You may have seen the article, ‘The myth of the painful birth – and why it’s not nearly so bad as women believe,’ doing the rounds on social media recently.
As someone who has given birth – drug-free, because I’m an idiot – I can report that this article is total bollocks for a number of reasons. Let’s start with the obvious.
Birth is VERY f-ing painful.
I hate to say this, because I have a few friends who are expecting their first babies this year and I don’t want to completely freak them out, but giving birth is the absolute worst. Sorry, guys. Giving birth probably isn’t going to be the empowering feminist experience that this article suggests it should be, but more the experience of trying to take a really giant poo for around 12 hours. If you’re lucky.
I didn’t expect labour to be that painful. Despite what I’d seen in movies – labouring women screaming at the top of their lungs and swearing at their husbands – I genuinely thought labour pain was going to be like slightly more intense menstrual cramps. I’m not sure where I got this idea, but I believed it enough that I’d planned to walk to the hospital once the baby was coming, about 15 minutes away from my flat.
Needless to say, that whole ‘walking down the motorway while in labour thing’ didn’t happen.
I genuinely thought I might die in labour. I wasn’t being dramatic – it simply seemed like the logical outcome to the sheer amount of pain I was experiencing. I was laying there on my hospital bed, drenched in sweat, too exhausted to even open my eyes, thinking, “Yeah, I totally get how women used to die in childbirth all the time.”
The breaks between contractions don’t make up for the horribleness of the contractions themselves.
“I wondered why people don’t tell you more about the time in between contractions, when (in a straightforward labour with a well positioned baby), you don’t feel in pain at all,” the article’s author says.

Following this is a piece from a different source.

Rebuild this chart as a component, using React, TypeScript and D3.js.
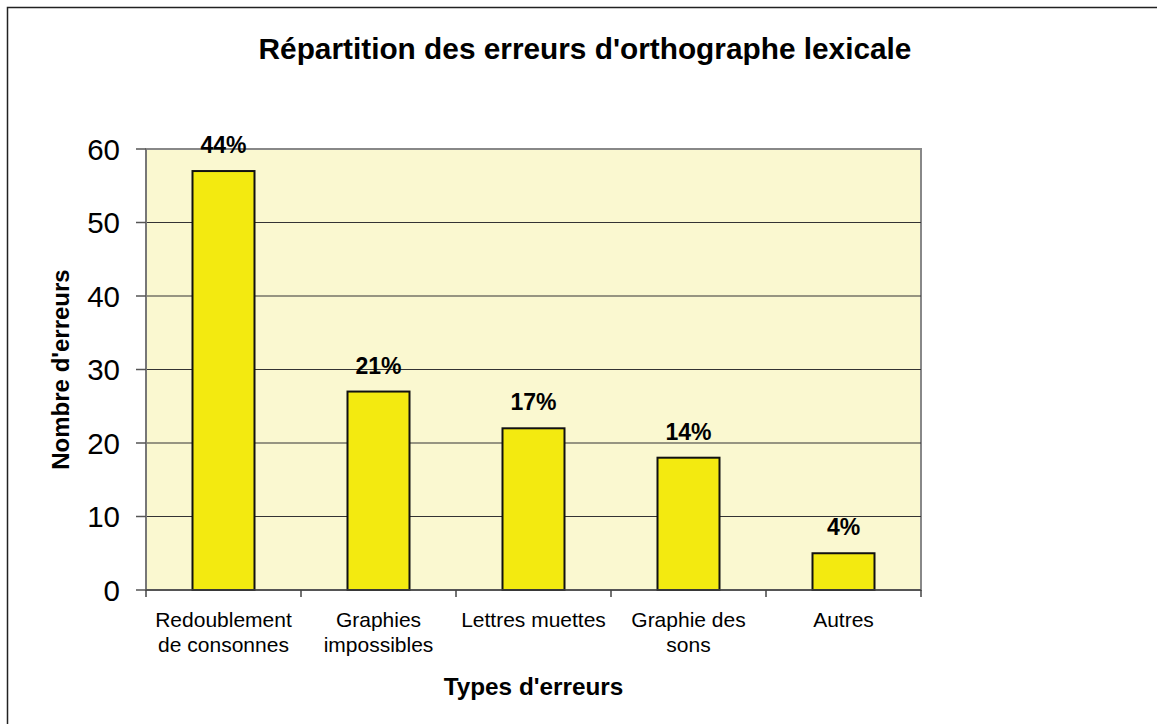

“Quite the opposite. In fact, in my own experience – and that of the many mums I’ve spoken to – in the time between contractions you often feel incredibly strong, excited, or even euphoric.”
She goes on. “In an average eight hour labour, a woman can expect to be ‘in pain’ for only around 23 per cent of the time. The other 77 per cent is ‘pain free’.”
Euphoria? Excitement? At best, I felt a sort of anxious relief in between contractions, because I wasn’t in pain, but I knew that I soon would be, and that it was going to be pretty horrible. It’s kind of like when my husband snores at night. There’s a few seconds of silence in between each snore, but I can’t enjoy that silence because I know the next snore is on its way.
So yeah, that. Only with LOTS OF PAIN.
Words are powerful, but they’re not THAT powerful.
“When you talk to women who are prepared to break with convention and say their labour was not painful, words like ‘intense’ and ‘powerful’ come up again and again. It suggests that it’s the way that these women talk and think about these sensations that’s different, rather than the sensations themselves,” the author says.
I could have been all cute and called my contractions ‘tickles’, but it still would have felt like I was shitting a watermelon.
No one looks like a goddess during labour.
“If a woman doesn’t look like a goddess in labour, someone isn’t treating her right,” said famous midwife Ina May Gaskin, who is quoted in the article. The implication is that the only reason some women feel less than glamorous during labour is because they don’t have proper support from their partner or caregivers.
My mother and husband supported me throughout my entire labour, and I still looked like a sweaty, flushed, exhausted mess when it was over. My mother very rightly made my first post-birth photos black and white so you couldn’t clearly see how gross I was.
Not that I cared what I looked like. I was, as I mentioned before, pretty focused on just trying not to die, so my letting my inner goddess shine through was the least of my worries. She didn’t attempt to make an appearance during the 14 hours I spent in labour, which is just as well. If she’d had, I probably would have told her to bugger off, because I was kind of in the middle of something.
Look, if you’re like Melissa Carver from London, who was quoted in the article saying that she had a “pleasurable birth,” then good for you. But I’m willing to bet that you’re in the minority. For most of us, giving birth one of the most unpleasant physical experiences that we’ll ever have. It’s a good thing the result of all that unpleasantness is so damn cute.